Home loan amortization is the process by which the monthly payments made on a home loan pay down the principal of the loan. Fully amortizing residential mortgages are the most common type of loan in the United States. They have long maturities, often 30 years. While making the payments on the loan, the borrower is gradually purchasing his home.
The United States residential mortgage market did not always offer home loan amortization. The first mortgages were very short term; often, they had to be renewed annually. They required large down payments, often more than 50 percent. The buyer paid interest on the loan until it was time for renewal, at which point he either negotiated a refinancing or defaulted on the remaining balance on the purchase price of the home. The balloon payments that came due at the end of these short-term mortgages caused so many defaults in the 1930s that lenders began to rethink the way they structured mortgages, and the process of amortization became popular.

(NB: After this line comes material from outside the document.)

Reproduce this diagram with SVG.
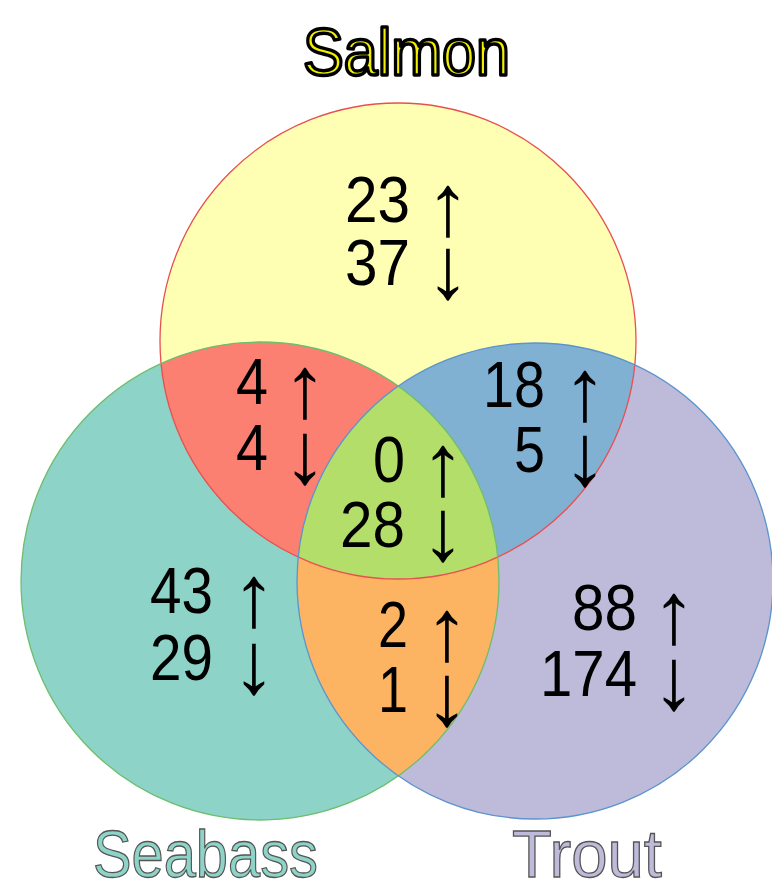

The level of home loan amortization depends on the specific loan agreement. Many residential mortgages are fully amortizing, which means that the scheduled payments over the life of the mortgage pay down the entire principal. The last payment is the same amount as the first, and after it is made the borrower owes no principal or interest; he owns the home.
Others are partially amortizing, which means part of the principal is paid off in the monthly payments. Though amortization is widespread, it is not a necessary feature of a mortgage. Interest-only loans have no amortization, and the entire principal is due at the end of the mortgage period in a balloon payment.
In home loan amortization, each payment, though made in one piece, has two components. Part of the payment is the interest on the loan, which is determined by multiplying the outstanding principal by the mortgage rate that is specified by the loan agreement. The remainder of the payment pays a part of the principal. The next month, the principal is lower; thus, the interest payment is lower and more of the payment can go toward the principal. The first payments are almost entirely interest, but by the end of the loan the interest payments are small and the majority of each payment goes to principal.
The lender who created a home loan can supply the borrower with an amortization schedule. This is a document which shows the progression of the home loan amortization. For each payment, it shows how much is principal and how much is interest. If you do not have a schedule, you can calculate these figures using amortization formulas or online amortization calculators.